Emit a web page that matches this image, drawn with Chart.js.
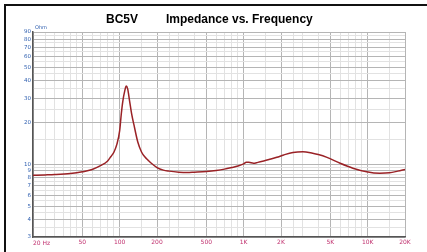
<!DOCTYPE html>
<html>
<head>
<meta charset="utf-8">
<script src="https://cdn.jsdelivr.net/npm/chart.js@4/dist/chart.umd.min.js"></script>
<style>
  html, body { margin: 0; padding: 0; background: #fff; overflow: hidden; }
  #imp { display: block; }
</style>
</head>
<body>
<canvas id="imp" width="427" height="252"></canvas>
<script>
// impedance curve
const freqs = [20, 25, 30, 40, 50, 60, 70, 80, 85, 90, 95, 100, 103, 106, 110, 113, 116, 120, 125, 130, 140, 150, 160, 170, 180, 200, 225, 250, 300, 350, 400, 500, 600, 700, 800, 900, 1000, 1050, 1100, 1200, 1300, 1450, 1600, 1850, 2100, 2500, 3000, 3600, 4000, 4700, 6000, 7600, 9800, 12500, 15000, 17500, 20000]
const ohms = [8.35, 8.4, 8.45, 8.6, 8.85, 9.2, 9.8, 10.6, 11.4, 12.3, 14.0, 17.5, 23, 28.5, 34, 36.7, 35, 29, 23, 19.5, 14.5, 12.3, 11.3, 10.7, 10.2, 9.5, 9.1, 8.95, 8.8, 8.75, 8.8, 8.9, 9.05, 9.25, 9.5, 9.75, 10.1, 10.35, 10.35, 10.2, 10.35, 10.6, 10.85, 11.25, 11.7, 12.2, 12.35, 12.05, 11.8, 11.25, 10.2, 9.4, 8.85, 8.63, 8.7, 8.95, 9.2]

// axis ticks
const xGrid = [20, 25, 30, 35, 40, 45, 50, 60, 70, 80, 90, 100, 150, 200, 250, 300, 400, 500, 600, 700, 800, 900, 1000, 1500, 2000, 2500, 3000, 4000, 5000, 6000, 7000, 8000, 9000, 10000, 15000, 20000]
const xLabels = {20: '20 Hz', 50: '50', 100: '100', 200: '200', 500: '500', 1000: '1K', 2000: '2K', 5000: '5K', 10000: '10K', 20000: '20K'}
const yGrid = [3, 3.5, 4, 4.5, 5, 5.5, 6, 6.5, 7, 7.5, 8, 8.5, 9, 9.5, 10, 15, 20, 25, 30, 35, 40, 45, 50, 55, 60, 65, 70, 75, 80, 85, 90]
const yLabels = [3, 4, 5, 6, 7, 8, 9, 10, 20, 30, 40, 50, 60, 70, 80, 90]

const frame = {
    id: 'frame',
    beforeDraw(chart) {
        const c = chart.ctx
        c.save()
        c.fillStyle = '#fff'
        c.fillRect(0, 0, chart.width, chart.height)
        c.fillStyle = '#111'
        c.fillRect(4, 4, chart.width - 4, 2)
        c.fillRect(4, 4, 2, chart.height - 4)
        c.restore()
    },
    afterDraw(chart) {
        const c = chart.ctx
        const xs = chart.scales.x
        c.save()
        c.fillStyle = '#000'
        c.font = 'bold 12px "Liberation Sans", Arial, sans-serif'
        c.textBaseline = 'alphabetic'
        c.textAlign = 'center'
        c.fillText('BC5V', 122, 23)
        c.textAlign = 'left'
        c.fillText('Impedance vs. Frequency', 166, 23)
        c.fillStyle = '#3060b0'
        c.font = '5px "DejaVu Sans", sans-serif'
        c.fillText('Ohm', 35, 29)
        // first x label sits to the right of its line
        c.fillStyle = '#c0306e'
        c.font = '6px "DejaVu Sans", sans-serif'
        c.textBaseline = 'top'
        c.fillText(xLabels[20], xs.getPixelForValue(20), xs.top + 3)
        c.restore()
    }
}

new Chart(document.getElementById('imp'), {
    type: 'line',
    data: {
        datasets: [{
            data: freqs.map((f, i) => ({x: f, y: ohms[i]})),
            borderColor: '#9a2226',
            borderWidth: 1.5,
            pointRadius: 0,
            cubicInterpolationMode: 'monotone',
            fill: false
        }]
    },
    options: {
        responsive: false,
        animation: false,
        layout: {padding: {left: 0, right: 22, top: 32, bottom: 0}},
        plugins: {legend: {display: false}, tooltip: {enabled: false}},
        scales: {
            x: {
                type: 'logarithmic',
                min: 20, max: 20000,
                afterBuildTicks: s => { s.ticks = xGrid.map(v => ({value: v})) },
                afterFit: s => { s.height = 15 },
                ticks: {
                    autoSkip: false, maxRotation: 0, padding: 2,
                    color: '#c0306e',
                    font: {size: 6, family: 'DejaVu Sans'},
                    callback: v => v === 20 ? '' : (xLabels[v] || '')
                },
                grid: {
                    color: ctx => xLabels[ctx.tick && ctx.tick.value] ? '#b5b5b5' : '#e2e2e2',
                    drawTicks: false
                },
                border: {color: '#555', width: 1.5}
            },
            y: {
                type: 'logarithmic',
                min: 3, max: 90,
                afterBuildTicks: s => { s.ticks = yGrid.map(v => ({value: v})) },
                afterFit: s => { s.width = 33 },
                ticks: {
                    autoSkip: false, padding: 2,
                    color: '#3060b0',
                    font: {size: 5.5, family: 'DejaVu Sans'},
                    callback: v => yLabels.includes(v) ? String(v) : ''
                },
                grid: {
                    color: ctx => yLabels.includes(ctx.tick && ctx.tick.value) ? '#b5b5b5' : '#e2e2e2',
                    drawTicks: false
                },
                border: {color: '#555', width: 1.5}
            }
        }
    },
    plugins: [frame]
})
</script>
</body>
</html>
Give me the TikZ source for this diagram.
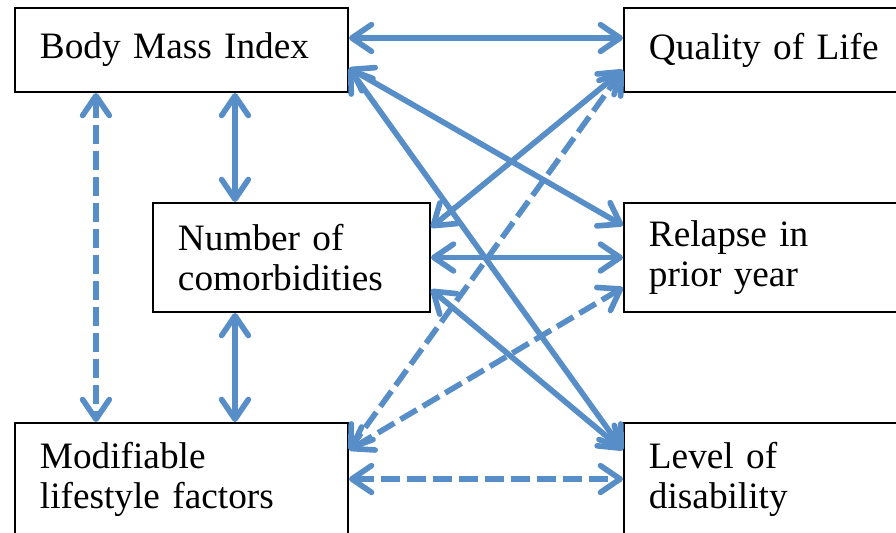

• **Exercise**:
Return all of the entries exactly as written, but drop any pictures they hold.

• **Exercise result**:
Emit a web page that matches this image, drawn with Chart.js.
<!DOCTYPE html>
<html>
<head>
<meta charset="utf-8">
<script src="https://cdn.jsdelivr.net/npm/chart.js@4/dist/chart.umd.min.js"></script>
<style>
  html, body { margin: 0; padding: 0; background: #fff; overflow: hidden; }
  #imp { display: block; }
</style>
</head>
<body>
<canvas id="imp" width="427" height="252"></canvas>
<script>
// impedance curve
const freqs = [20, 25, 30, 40, 50, 60, 70, 80, 85, 90, 95, 100, 103, 106, 110, 113, 116, 120, 125, 130, 140, 150, 160, 170, 180, 200, 225, 250, 300, 350, 400, 500, 600, 700, 800, 900, 1000, 1050, 1100, 1200, 1300, 1450, 1600, 1850, 2100, 2500, 3000, 3600, 4000, 4700, 6000, 7600, 9800, 12500, 15000, 17500, 20000]
const ohms = [8.35, 8.4, 8.45, 8.6, 8.85, 9.2, 9.8, 10.6, 11.4, 12.3, 14.0, 17.5, 23, 28.5, 34, 36.7, 35, 29, 23, 19.5, 14.5, 12.3, 11.3, 10.7, 10.2, 9.5, 9.1, 8.95, 8.8, 8.75, 8.8, 8.9, 9.05, 9.25, 9.5, 9.75, 10.1, 10.35, 10.35, 10.2, 10.35, 10.6, 10.85, 11.25, 11.7, 12.2, 12.35, 12.05, 11.8, 11.25, 10.2, 9.4, 8.85, 8.63, 8.7, 8.95, 9.2]

// axis ticks
const xGrid = [20, 25, 30, 35, 40, 45, 50, 60, 70, 80, 90, 100, 150, 200, 250, 300, 400, 500, 600, 700, 800, 900, 1000, 1500, 2000, 2500, 3000, 4000, 5000, 6000, 7000, 8000, 9000, 10000, 15000, 20000]
const xLabels = {20: '20 Hz', 50: '50', 100: '100', 200: '200', 500: '500', 1000: '1K', 2000: '2K', 5000: '5K', 10000: '10K', 20000: '20K'}
const yGrid = [3, 3.5, 4, 4.5, 5, 5.5, 6, 6.5, 7, 7.5, 8, 8.5, 9, 9.5, 10, 15, 20, 25, 30, 35, 40, 45, 50, 55, 60, 65, 70, 75, 80, 85, 90]
const yLabels = [3, 4, 5, 6, 7, 8, 9, 10, 20, 30, 40, 50, 60, 70, 80, 90]

const frame = {
    id: 'frame',
    beforeDraw(chart) {
        const c = chart.ctx
        c.save()
        c.fillStyle = '#fff'
        c.fillRect(0, 0, chart.width, chart.height)
        c.fillStyle = '#111'
        c.fillRect(4, 4, chart.width - 4, 2)
        c.fillRect(4, 4, 2, chart.height - 4)
        c.restore()
    },
    afterDraw(chart) {
        const c = chart.ctx
        const xs = chart.scales.x
        c.save()
        c.fillStyle = '#000'
        c.font = 'bold 12px "Liberation Sans", Arial, sans-serif'
        c.textBaseline = 'alphabetic'
        c.textAlign = 'center'
        c.fillText('BC5V', 122, 23)
        c.textAlign = 'left'
        c.fillText('Impedance vs. Frequency', 166, 23)
        c.fillStyle = '#3060b0'
        c.font = '5px "DejaVu Sans", sans-serif'
        c.fillText('Ohm', 35, 29)
        // first x label sits to the right of its line
        c.fillStyle = '#c0306e'
        c.font = '6px "DejaVu Sans", sans-serif'
        c.textBaseline = 'top'
        c.fillText(xLabels[20], xs.getPixelForValue(20), xs.top + 3)
        c.restore()
    }
}

new Chart(document.getElementById('imp'), {
    type: 'line',
    data: {
        datasets: [{
            data: freqs.map((f, i) => ({x: f, y: ohms[i]})),
            borderColor: '#9a2226',
            borderWidth: 1.5,
            pointRadius: 0,
            cubicInterpolationMode: 'monotone',
            fill: false
        }]
    },
    options: {
        responsive: false,
        animation: false,
        layout: {padding: {left: 0, right: 22, top: 32, bottom: 0}},
        plugins: {legend: {display: false}, tooltip: {enabled: false}},
        scales: {
            x: {
                type: 'logarithmic',
                min: 20, max: 20000,
                afterBuildTicks: s => { s.ticks = xGrid.map(v => ({value: v})) },
                afterFit: s => { s.height = 15 },
                ticks: {
                    autoSkip: false, maxRotation: 0, padding: 2,
                    color: '#c0306e',
                    font: {size: 6, family: 'DejaVu Sans'},
                    callback: v => v === 20 ? '' : (xLabels[v] || '')
                },
                grid: {
                    color: ctx => xLabels[ctx.tick && ctx.tick.value] ? '#b5b5b5' : '#e2e2e2',
                    drawTicks: false
                },
                border: {color: '#555', width: 1.5}
            },
            y: {
                type: 'logarithmic',
                min: 3, max: 90,
                afterBuildTicks: s => { s.ticks = yGrid.map(v => ({value: v})) },
                afterFit: s => { s.width = 33 },
                ticks: {
                    autoSkip: false, padding: 2,
                    color: '#3060b0',
                    font: {size: 5.5, family: 'DejaVu Sans'},
                    callback: v => yLabels.includes(v) ? String(v) : ''
                },
                grid: {
                    color: ctx => yLabels.includes(ctx.tick && ctx.tick.value) ? '#b5b5b5' : '#e2e2e2',
                    drawTicks: false
                },
                border: {color: '#555', width: 1.5}
            }
        }
    },
    plugins: [frame]
})
</script>
</body>
</html>
Give me the TikZ source for this diagram.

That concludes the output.